Intrepid reader Donald argues in posts below that the turnout at Glenn Beck's Rally was closer to the 87,000 that CBS claims than to the 300,000 reported by NBC, let alone the 500,000 claimed by the organizers of the rally. I am inclined to think that the number is well over 100,000, but beyond that I have no confidence. What is clear is that my friends on the Left, like Donald, are fighting a constant numbers battle these days and they are mostly fighting without ammunition.
Gallup sent a shock through the political atmosphere today with its poll on the generic question. This is the poll of voter preferences, as in: do you intend to vote Republican or Democrat in the next election?
Republicans lead by 51% to 41% among registered voters in Gallup weekly tracking of 2010 congressional voting preferences. The 10-percentage-point lead is the GOP's largest so far this year and is its largest in Gallup's history of tracking the midterm generic ballot for Congress.
That is indeed a shocking number. It is unprecedented. It is, as Gallup notes, twice as high as the gap favoring Republicans in 1994 when the GOP took control of both houses of Congress.
It is all the more shocking when one reflects that the generic numbers usually understate Republican support. That is true in large part because the Gallup numbers are sampling registered voters. Likely voters are more likely to lean toward the GOP.
I wouldn't get too excited if I were a Republican, which I am. Rasmussen polled more than twice as many likely voters over the same days, and showed a 6% advantage for Republicans on the generic question. So much for Rasmussen's bias. If either poll is accurate, and especially if the real number is somewhere in between, we may be about to witness a tidal wave.
The other important number from Gallup is the 50% to 25% enthusiasm gap favoring Republicans.
Republicans are now twice as likely as Democrats to be "very" enthusiastic about voting, and now hold -- by one point -- the largest such advantage of the year.
Polling numbers are not real. They are estimates based on samples. These numbers however accurate correlate with voting behavior in open primaries this year. In states where voters get to choose which primary to vote in on Election Day, those choosing the Republican primary have outnumbered their Democratic counterparts two to one. Those are real numbers.
All this good news for Republicans does have a downside. It will make it easier for Democrats to claim a symbolic victory if their losses are less than catastrophic. What strikes me as fascinating, regardless of whether you view Republican fortunes as good news or bad, is how stable the situation has been. Neither in 1994 nor in 1980, two big years for Republicans, did anyone have much warning in advance.

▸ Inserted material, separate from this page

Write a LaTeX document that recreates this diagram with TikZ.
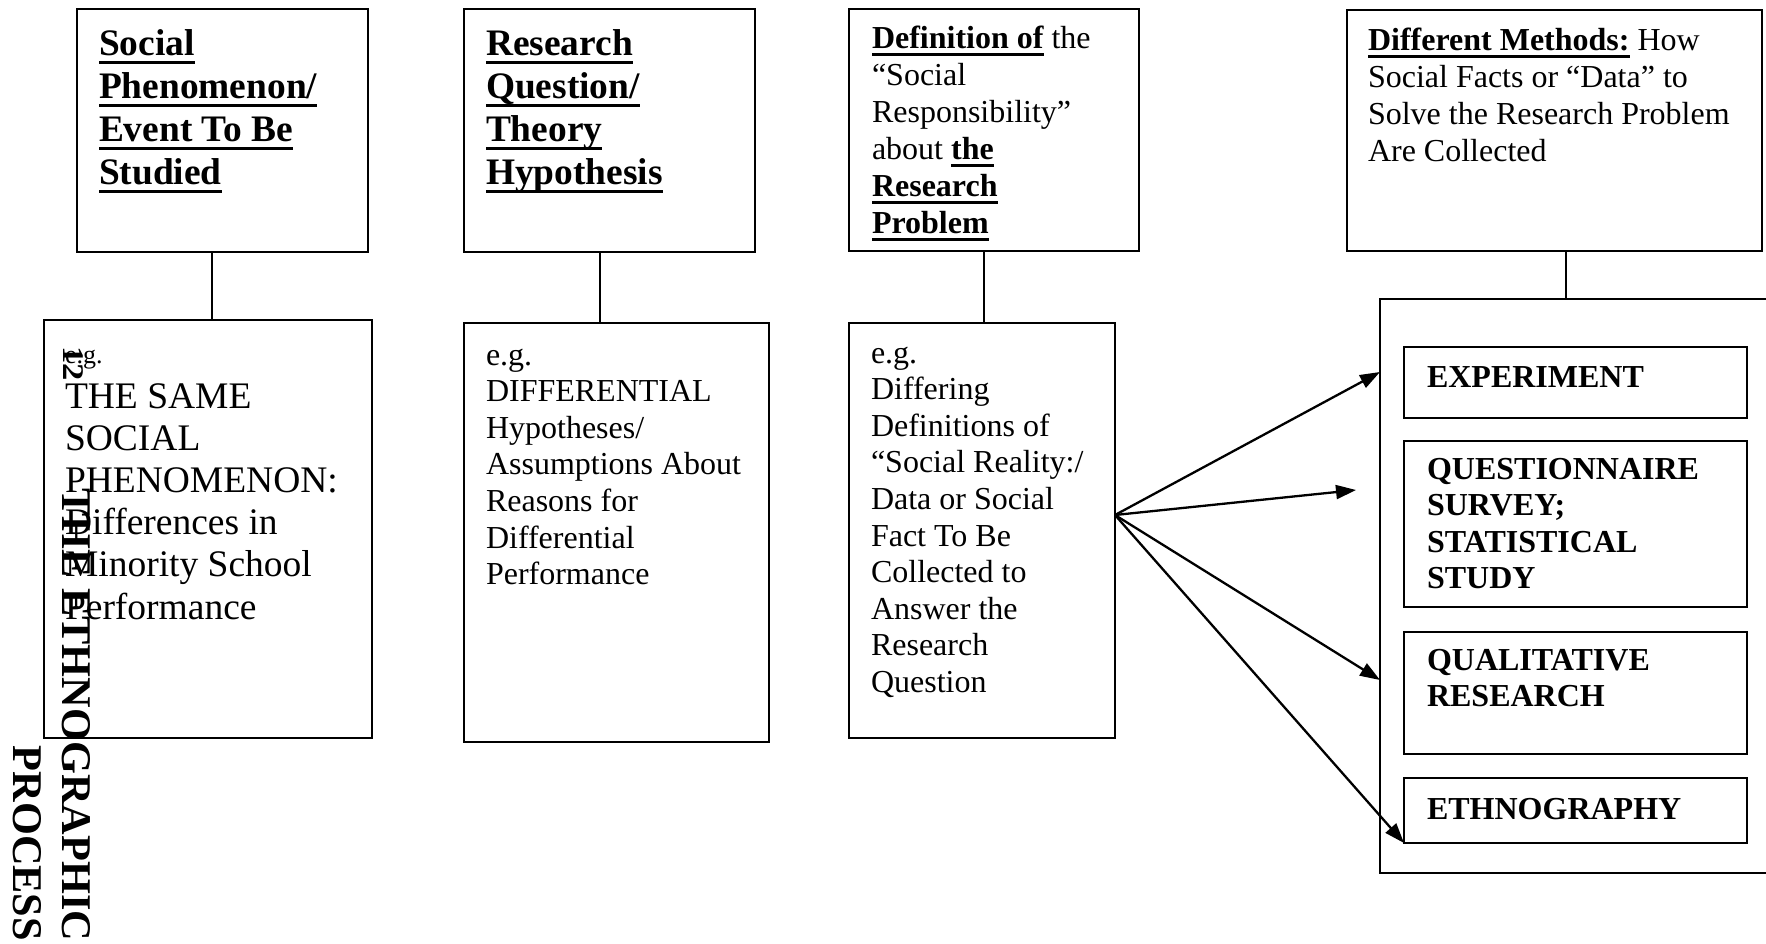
\documentclass[tikz,border=0pt]{standalone}
\usepackage{fontspec}
\setmainfont{Liberation Serif}
\usepackage{graphicx}
\usetikzlibrary{arrows.meta}

% underlined text: a heavy rule under the whole box
\newcommand\uln[1]{\setbox0\hbox{#1}\rlap{\rule[-0.25em]{\wd0}{0.09em}}\box0\relax}
% stacked lines whose baseline is the first line
\newcommand\lines[1]{\begin{tabular}[t]{@{}l@{}}#1\end{tabular}}
\newcommand\rlines[1]{\begin{tabular}[t]{@{}r@{}}#1\end{tabular}}

\begin{document}
\begin{tikzpicture}[x=1pt,y=-1pt,
  box/.style={draw, line width=2.3pt, anchor=north west, inner sep=0pt, outer sep=0pt},
  txt/.style={anchor=base west, inner sep=0pt, outer sep=0pt},
  headbig/.style={font={\fontsize{37.4}{43}\selectfont\bfseries}},
  headsmall/.style={font={\fontsize{32}{37}\selectfont}},
  body/.style={font={\fontsize{32}{36.6}\selectfont}},
  method/.style={font={\fontsize{32}{36.6}\selectfont\bfseries}},
  link/.style={line width=2.3pt},
  arr/.style={line width=2.3pt, -{Triangle[length=20pt,width=14pt]}}]

\useasboundingbox (0,0) rectangle (1766,943);
\clip (0,0) rectangle (1766,943);
\fill[white] (0,0) rectangle (1766,943);

% upper row of boxes
\node[box, minimum width=291pt, minimum height=243pt] (a1) at (77,9) {};
\node[box, minimum width=291pt, minimum height=243pt] (a2) at (464,9) {};
\node[box, minimum width=290pt, minimum height=242pt] (a3) at (849,9) {};
\node[box, minimum width=415pt, minimum height=241pt] (a4) at (1347,10) {};

% lower row of boxes
\node[box, minimum width=328pt, minimum height=418pt] (b1) at (44,320) {};
\node[box, minimum width=305pt, minimum height=419pt] (b2) at (464,323) {};
\node[box, minimum width=266pt, minimum height=415pt] (b3) at (849,323) {};

% container of the methods
\node[box, minimum width=420pt, minimum height=574pt] (cont) at (1380,299) {};
\node[box, minimum width=343pt, minimum height=71pt] (m1) at (1404,347) {};
\node[box, minimum width=343pt, minimum height=166pt] (m2) at (1404,441) {};
\node[box, minimum width=343pt, minimum height=122pt] (m3) at (1404,632) {};
\node[box, minimum width=343pt, minimum height=65pt] (m4) at (1404,778) {};

% vertical links
\coordinate (k1) at (212,0);
\coordinate (k2) at (600,0);
\coordinate (k3) at (984,0);
\coordinate (k4) at (1566,0);
\draw[link] (a1.south -| k1) -- (b1.north -| k1);
\draw[link] (a2.south -| k2) -- (b2.north -| k2);
\draw[link] (a3.south -| k3) -- (b3.north -| k3);
\draw[link] (a4.south -| k4) -- (cont.north -| k4);

% fan of arrows
\path (b3.north east) ++(0,192) coordinate (src);
\path (cont.north west) ++(0,73) coordinate (t1);
\coordinate (t2) at (1356,490);
\path (cont.north west) ++(0,381) coordinate (t3);
\draw[arr] (src) -- (t1);
\draw[arr] (src) -- (t2);
\draw[arr] (src) -- (t3);
\draw[arr] (src) -- (m4.south west);

% headings
\node[txt, headbig] (a1t) at (99,55)
  {\lines{\uln{Social}\\\uln{Phenomenon/}\\\uln{Event To Be}\\\uln{Studied}}};
\node[txt, headbig] (a2t) at (486,55)
  {\lines{\uln{Research}\\\uln{Question/}\\\uln{Theory}\\\uln{Hypothesis}}};
\node[txt, headsmall] (a3t) at (872,48)
  {\lines{\uln{\bfseries Definition of} the\\“Social\\Responsibility”\\about \uln{\bfseries the}\\\uln{\bfseries Research}\\\uln{\bfseries Problem}}};
\node[txt, headsmall] (a4t) at (1368,50)
  {\lines{\uln{\bfseries Different Methods:} How\\Social Facts or “Data” to\\Solve the Research Problem\\Are Collected}};

% examples
\node[txt, font={\fontsize{26}{26}\selectfont}] (b1eg) at (65,363) {e.g.};
\node[txt, font={\fontsize{37.5}{42.2}\selectfont}] (b1t) at (65,408)
  {\lines{THE SAME\\SOCIAL\\PHENOMENON:\\Differences in\\Minority School\\Performance}};
\node[txt, body] (b2t) at (486,365)
  {\lines{e.g.\\DIFFERENTIAL\\Hypotheses/\\Assumptions About\\Reasons for\\Differential\\Performance}};
\node[txt, body] (b3t) at (871,363)
  {\lines{e.g.\\Differing\\Definitions of\\“Social Reality:/\\Data or Social\\Fact To Be\\Collected to\\Answer the\\Research\\Question}};

% methods
\node[txt, method] (m1t) at (1427,387) {EXPERIMENT};
\node[txt, method] (m2t) at (1427,479) {\lines{QUESTIONNAIRE\\SURVEY;\\STATISTICAL\\STUDY}};
\node[txt, method] (m3t) at (1427,670) {\lines{QUALITATIVE\\RESEARCH}};
\node[txt, method] (m4t) at (1427,819) {ETHNOGRAPHY};

% sideways title and page number
\node[rotate=-90, anchor=base east, inner sep=0pt, outer sep=0pt,
      font={\fontsize{42.3}{49}\selectfont\bfseries}] (title) at (62,941)
  {\rlines{THE ETHNOGRAPHIC\\PROCESS}};
\node[rotate=-90, anchor=base west, inner sep=0pt, outer sep=0pt,
      font={\fontsize{30}{30}\selectfont\bfseries}] (pageno) at (63,346)
  {\scalebox{1.15}[1]{12}};
\end{tikzpicture}
\end{document}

While Gallup's generic poll has fluctuated a bit, Republicans have been ahead almost all year and have broken Gallup's record three times in August. Labor Day is usually the date by which voter preferences firm up. It looks like the electorate has been decidedly anti-Democrat all year. Scott Brown's election in Massachusetts, Republican gubernatorial victories in New Jersey and Virginia, were not flukes.
Tomorrow night the President will go on TV and declare mission accomplished in Iraq. I am guessing that he will, contrary to expectations, give some credit to Bushes' surge. At least he can say that, unlike that bad Bush, he can admit his mistakes. It is telling that, in his second public address, in this important election year, he is going to talk about something that is very low on the voter's list of priorities. For better or worse, the path he and his party tread during the first two years of his presidency has brought into being a hostile majority coalition.